One person who described birth-pain as I later experienced it was my mother-in-law. She said to me “This pain will make you think you will die soon and at this point when you think you will die that is the point your baby is coming”. The truth of the beauty of birth pain is that it cannot really be expressed in the way it is experienced. It is an individual experience and for me a pain I had never experienced in my life (There is nothing to really compare it to). It was beautiful, only beautiful in the end when my baby came out and was placed on my bosom. And as I write now, I have no memory of the pain, it seems to fade away.

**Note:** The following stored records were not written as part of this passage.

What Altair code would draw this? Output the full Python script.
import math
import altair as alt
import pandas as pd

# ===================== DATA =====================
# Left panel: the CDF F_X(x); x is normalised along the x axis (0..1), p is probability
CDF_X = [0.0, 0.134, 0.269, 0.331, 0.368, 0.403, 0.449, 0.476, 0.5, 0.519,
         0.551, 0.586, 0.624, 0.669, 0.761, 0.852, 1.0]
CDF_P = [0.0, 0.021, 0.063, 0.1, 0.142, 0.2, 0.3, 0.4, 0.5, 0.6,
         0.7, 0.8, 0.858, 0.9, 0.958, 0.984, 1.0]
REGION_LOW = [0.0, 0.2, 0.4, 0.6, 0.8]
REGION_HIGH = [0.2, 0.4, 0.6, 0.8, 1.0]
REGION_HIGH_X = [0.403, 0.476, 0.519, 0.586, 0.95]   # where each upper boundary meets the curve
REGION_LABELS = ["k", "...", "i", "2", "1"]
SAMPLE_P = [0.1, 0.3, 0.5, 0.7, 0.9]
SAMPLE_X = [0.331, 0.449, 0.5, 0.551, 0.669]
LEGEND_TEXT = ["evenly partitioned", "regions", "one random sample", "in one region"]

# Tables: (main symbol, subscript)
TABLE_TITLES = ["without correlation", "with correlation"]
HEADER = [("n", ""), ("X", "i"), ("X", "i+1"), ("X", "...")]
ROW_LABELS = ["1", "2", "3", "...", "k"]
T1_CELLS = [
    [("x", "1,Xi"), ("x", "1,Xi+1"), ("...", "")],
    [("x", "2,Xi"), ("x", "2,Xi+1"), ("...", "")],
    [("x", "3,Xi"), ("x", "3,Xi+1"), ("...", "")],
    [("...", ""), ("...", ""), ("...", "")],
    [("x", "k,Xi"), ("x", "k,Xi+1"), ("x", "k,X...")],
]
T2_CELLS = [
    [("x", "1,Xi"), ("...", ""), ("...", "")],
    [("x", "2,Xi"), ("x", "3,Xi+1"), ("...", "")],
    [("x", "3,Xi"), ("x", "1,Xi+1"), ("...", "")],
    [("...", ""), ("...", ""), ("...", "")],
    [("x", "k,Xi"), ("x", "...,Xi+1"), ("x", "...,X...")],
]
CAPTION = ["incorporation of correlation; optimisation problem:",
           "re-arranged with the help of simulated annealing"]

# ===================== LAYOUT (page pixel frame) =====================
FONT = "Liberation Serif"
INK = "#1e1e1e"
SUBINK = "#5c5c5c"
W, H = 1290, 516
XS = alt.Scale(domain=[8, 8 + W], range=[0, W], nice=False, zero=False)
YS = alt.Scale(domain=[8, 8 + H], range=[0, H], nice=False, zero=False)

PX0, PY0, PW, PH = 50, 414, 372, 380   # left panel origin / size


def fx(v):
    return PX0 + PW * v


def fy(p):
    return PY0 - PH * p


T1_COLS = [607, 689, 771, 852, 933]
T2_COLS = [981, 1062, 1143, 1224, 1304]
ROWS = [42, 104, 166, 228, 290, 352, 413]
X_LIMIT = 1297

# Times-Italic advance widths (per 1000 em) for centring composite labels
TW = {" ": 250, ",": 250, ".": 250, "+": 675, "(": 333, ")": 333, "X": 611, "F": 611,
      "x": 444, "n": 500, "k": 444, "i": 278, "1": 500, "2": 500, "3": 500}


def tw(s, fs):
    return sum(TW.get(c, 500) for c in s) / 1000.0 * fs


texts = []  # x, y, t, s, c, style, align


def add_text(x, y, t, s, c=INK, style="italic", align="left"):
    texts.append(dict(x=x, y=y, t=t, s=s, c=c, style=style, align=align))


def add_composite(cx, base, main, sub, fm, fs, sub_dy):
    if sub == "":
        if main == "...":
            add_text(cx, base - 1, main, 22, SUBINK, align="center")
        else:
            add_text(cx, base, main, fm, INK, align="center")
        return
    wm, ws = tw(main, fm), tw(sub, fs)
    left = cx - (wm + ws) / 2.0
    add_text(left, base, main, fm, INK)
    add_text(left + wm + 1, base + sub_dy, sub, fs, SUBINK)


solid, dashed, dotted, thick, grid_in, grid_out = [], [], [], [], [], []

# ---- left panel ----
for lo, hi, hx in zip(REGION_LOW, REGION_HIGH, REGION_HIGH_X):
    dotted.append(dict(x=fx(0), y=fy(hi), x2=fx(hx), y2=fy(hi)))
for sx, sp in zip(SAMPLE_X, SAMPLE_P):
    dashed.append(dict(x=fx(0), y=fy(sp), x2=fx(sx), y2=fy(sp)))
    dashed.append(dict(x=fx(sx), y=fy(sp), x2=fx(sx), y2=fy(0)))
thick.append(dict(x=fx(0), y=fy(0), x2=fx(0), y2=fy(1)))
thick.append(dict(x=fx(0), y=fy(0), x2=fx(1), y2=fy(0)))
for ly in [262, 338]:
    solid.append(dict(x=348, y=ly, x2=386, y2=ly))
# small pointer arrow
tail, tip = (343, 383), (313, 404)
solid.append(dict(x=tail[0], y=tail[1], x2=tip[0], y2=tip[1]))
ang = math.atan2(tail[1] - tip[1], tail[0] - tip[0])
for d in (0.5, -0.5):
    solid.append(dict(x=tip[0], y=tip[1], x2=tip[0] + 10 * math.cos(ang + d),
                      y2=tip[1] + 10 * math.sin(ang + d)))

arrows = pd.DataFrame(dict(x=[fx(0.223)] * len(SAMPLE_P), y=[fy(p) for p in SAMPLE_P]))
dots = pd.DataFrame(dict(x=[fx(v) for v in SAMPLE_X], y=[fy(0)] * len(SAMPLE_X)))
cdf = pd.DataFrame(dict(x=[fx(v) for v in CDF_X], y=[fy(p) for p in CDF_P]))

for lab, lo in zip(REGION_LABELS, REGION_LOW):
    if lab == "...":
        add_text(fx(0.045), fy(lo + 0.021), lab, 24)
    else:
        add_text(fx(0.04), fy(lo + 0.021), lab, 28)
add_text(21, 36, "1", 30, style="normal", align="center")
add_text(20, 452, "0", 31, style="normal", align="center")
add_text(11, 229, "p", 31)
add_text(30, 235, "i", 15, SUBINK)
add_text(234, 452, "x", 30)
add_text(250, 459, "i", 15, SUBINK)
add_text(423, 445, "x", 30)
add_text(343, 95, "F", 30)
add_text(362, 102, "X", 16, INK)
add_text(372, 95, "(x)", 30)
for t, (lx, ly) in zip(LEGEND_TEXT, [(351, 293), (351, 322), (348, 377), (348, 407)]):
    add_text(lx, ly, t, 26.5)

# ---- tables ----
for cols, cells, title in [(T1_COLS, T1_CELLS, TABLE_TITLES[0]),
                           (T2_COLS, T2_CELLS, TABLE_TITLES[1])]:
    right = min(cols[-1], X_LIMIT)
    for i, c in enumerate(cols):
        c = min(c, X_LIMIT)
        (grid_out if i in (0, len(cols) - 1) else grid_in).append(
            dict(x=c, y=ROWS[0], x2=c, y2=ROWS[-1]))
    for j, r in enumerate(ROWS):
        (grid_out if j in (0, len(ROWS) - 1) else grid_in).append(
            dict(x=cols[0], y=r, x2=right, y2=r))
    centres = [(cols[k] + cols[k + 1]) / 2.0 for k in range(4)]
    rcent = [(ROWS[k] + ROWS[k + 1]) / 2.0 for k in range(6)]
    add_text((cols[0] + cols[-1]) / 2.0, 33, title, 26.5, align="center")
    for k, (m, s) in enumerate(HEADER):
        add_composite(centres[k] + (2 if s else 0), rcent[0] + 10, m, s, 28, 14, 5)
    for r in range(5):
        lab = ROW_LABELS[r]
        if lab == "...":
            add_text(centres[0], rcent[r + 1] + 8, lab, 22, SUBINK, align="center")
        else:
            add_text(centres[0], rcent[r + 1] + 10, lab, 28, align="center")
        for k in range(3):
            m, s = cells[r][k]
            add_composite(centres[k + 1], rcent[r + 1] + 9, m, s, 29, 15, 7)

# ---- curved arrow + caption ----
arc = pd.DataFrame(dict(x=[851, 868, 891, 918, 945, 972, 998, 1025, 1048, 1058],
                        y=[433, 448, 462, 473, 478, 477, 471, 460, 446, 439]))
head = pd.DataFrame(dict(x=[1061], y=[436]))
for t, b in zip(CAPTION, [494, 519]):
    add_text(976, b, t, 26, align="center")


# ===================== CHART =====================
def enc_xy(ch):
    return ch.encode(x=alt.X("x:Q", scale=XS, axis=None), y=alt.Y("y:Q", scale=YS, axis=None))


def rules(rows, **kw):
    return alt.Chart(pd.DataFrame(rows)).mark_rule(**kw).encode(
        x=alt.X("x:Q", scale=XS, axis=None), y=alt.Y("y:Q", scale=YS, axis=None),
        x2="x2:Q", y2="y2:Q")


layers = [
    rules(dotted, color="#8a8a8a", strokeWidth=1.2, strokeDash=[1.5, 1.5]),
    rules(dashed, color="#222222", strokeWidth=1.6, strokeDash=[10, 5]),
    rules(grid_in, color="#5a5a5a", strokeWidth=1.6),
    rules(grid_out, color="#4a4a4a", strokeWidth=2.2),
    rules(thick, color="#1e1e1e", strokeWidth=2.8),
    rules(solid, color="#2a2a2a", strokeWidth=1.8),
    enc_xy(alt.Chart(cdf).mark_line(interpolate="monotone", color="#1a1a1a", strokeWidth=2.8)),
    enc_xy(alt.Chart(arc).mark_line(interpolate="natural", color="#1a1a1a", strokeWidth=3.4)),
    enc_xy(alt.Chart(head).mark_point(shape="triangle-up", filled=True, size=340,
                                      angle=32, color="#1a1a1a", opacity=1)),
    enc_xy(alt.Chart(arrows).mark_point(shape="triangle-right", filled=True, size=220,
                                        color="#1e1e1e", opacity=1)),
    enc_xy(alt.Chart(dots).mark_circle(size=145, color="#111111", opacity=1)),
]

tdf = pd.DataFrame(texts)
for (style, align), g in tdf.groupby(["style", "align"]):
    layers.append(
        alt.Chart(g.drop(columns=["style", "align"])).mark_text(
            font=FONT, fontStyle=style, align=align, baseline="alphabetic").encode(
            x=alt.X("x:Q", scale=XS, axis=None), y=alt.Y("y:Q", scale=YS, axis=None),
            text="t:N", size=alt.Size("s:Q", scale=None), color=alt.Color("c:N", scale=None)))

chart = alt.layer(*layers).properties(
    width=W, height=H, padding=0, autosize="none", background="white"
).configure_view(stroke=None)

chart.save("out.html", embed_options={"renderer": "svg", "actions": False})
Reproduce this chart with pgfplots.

2. Some mothers lie (papa¹) a lot

Until I became a mother I did not appreciate the level of societal pressure that mothers face. Mothers have much more societal pressure to be better persons than Fathers. A father often might receive praise for doing what a mother normally does. Mothers are not allowed to forget, for example if you forget your son’s summer-hat at home you could be a bad mother for doing that. I believe this societal pressure often leads to some mothers lying, often even about simple things like baby sleeping or breastfeeding patterns. It is also important for some mothers to be seen as super mothers or mothers of geniuses.

Initially, mom-stories such as how their child started walking at 7 months or slept throughout the night since they were two months or started speaking proper words at 8 months made me question myself if I did something wrong. However with time I realized it must only be two things unless these mothers are telling stories to feel good about themselves or they might really be raising very unique world-changers who will go to the moon at age 11. I have learned to sift what is helpful and move-on. Every child is different and specially unique. None should be compared.

3. Everyone is an expert but you

Forget about motherly instincts, well at least everyone forgets you have it anyway. Once you become a mother, everyone becomes an expert but you. There are the old women who want to advice you on the street on things they have seen only within 5 minutes of meeting you. People tend to think they know your baby or child’s needs more than you and you must be on a journey to NOT take good care of your offspring. Of course, all advice is well meant even when not requested for. “Why are you not doing a or b? it is what is done here.” “Why don’t you give him a pacifier?”, “Why do you dress him up so warm?” “Won’t he get cold with such clothes”? “You should talk to him more often otherwise he will not develop in speech”. An endless list.

With time I learnt to trust me, though I did read early parenting books the most useful resource of peace came from within. Listening to your baby and your instincts. Of course, everyone “needs” advice but when it comes with no empathy it is often seen as judgement. Motherly instincts as I came to realize are quite powerful and accurate when listened to and it makes one a happy mother.

Motherhood is a beautiful experience, but it comes with challenges. Challenges that cannot always be imagined. Each day has been different none like the others. I remember a stranger once told me, “the time goes so fast, learn to enjoy him because it will never come back.” That is my motherhood motto.

  1. Papa: An Akan word often added to express emphasis on an activity being carried often. It can also mean Father depending on the tone.